Set task: Quote, with no changes, the lines that run from the top of the material to the line with "import numpy as np", both included.
===== Exercise input
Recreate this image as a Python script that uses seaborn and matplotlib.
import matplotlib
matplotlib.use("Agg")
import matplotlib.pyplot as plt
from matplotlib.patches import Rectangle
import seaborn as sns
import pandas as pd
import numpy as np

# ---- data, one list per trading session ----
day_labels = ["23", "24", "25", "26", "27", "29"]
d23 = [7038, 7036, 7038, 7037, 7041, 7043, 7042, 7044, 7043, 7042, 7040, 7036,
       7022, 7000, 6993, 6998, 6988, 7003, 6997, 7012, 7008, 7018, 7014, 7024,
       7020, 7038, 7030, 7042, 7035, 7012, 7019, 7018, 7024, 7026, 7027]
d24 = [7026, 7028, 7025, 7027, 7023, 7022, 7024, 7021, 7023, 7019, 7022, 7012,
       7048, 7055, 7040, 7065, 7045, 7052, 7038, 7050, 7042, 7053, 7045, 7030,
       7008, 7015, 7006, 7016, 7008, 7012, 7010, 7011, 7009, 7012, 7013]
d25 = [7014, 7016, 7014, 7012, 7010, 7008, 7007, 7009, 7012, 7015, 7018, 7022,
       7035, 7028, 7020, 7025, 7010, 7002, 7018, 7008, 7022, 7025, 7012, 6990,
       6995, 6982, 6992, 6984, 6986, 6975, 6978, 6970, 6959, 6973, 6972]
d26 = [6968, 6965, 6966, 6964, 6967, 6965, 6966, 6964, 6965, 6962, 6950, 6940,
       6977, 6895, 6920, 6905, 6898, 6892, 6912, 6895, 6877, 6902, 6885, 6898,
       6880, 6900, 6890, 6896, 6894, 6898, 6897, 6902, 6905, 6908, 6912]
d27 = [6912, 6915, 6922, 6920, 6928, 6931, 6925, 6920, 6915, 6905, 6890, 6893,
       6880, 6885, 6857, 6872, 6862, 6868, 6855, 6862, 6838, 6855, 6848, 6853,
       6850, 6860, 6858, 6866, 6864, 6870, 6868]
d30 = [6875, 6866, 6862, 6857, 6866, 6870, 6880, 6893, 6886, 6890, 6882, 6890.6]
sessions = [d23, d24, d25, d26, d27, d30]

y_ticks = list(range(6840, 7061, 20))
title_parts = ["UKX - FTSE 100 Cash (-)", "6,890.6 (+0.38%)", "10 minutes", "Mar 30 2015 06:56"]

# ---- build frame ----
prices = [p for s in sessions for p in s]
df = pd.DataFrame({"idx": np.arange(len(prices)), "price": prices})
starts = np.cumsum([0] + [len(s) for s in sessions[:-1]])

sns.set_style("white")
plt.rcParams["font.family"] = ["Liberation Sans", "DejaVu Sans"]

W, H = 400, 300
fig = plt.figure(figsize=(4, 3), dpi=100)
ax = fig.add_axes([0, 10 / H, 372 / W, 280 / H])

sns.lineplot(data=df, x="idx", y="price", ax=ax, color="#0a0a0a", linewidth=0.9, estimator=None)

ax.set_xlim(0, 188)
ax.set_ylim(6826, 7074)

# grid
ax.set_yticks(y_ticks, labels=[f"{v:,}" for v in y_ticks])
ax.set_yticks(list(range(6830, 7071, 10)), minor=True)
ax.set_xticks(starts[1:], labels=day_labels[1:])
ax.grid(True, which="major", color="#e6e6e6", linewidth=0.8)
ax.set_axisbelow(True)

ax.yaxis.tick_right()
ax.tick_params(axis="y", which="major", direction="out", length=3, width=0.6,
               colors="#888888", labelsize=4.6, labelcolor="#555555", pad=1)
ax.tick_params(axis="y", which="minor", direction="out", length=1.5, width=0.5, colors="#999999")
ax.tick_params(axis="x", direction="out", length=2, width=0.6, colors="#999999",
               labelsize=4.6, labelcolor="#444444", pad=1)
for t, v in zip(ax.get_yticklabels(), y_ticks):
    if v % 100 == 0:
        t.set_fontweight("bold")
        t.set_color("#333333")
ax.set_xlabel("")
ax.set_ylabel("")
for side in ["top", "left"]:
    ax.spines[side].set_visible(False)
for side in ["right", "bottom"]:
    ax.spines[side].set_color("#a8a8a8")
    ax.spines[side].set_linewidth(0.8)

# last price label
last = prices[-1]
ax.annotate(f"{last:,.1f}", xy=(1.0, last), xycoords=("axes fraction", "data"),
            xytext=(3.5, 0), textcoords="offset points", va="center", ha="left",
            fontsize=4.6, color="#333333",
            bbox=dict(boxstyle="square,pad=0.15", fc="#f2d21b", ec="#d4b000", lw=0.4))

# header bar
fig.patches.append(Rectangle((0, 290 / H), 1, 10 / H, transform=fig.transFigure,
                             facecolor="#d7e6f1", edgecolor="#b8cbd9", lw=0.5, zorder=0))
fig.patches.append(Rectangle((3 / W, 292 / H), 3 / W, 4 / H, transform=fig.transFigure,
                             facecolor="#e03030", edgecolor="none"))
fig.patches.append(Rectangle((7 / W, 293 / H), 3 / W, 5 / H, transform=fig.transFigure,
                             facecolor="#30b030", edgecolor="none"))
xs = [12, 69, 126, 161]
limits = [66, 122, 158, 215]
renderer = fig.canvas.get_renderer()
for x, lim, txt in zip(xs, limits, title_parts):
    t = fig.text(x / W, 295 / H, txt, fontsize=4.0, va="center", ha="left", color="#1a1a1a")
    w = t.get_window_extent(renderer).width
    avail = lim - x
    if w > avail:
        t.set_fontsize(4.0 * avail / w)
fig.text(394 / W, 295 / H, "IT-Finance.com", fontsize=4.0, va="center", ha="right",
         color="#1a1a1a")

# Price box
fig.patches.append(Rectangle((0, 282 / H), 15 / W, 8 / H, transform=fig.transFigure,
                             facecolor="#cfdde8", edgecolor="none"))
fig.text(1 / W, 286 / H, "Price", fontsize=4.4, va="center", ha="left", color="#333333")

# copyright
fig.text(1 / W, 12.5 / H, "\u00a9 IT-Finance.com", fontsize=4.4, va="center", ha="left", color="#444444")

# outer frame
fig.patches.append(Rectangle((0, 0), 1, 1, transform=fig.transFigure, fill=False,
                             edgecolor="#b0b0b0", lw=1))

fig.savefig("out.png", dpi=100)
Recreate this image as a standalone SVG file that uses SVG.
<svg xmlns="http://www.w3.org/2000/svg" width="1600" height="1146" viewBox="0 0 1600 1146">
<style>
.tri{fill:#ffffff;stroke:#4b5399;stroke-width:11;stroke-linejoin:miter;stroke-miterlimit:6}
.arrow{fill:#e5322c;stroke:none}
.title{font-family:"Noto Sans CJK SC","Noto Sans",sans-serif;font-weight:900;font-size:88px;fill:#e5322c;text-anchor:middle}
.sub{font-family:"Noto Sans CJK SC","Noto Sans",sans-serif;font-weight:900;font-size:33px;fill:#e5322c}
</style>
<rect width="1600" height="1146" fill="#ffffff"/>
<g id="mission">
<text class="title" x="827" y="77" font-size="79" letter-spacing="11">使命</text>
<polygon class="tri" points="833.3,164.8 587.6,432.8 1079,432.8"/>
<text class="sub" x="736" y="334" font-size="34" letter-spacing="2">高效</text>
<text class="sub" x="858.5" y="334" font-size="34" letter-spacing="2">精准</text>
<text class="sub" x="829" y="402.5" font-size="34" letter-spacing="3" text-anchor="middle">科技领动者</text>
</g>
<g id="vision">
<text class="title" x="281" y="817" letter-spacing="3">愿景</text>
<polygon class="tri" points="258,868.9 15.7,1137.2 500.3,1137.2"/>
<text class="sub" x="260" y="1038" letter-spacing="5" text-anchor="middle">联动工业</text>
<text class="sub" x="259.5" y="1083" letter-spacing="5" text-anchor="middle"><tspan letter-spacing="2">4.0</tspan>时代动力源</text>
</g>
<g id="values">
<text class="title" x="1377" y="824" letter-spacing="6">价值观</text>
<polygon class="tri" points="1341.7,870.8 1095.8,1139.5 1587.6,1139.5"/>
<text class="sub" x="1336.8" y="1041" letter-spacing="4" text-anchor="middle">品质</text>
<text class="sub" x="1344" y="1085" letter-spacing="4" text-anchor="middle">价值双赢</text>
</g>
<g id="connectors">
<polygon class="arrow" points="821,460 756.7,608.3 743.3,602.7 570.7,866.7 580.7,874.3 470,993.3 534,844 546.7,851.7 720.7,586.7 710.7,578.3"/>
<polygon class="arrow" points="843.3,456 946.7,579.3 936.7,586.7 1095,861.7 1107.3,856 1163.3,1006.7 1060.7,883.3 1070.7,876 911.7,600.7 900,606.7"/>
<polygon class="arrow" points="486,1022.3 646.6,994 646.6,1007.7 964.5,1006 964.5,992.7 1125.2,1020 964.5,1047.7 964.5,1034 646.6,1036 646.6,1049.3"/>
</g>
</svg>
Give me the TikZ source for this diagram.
==========
Result for this task:
Recreate this image as a Python script that uses seaborn and matplotlib.
import matplotlib
matplotlib.use("Agg")
import matplotlib.pyplot as plt
from matplotlib.patches import Rectangle
import seaborn as sns
import pandas as pd
import numpy as np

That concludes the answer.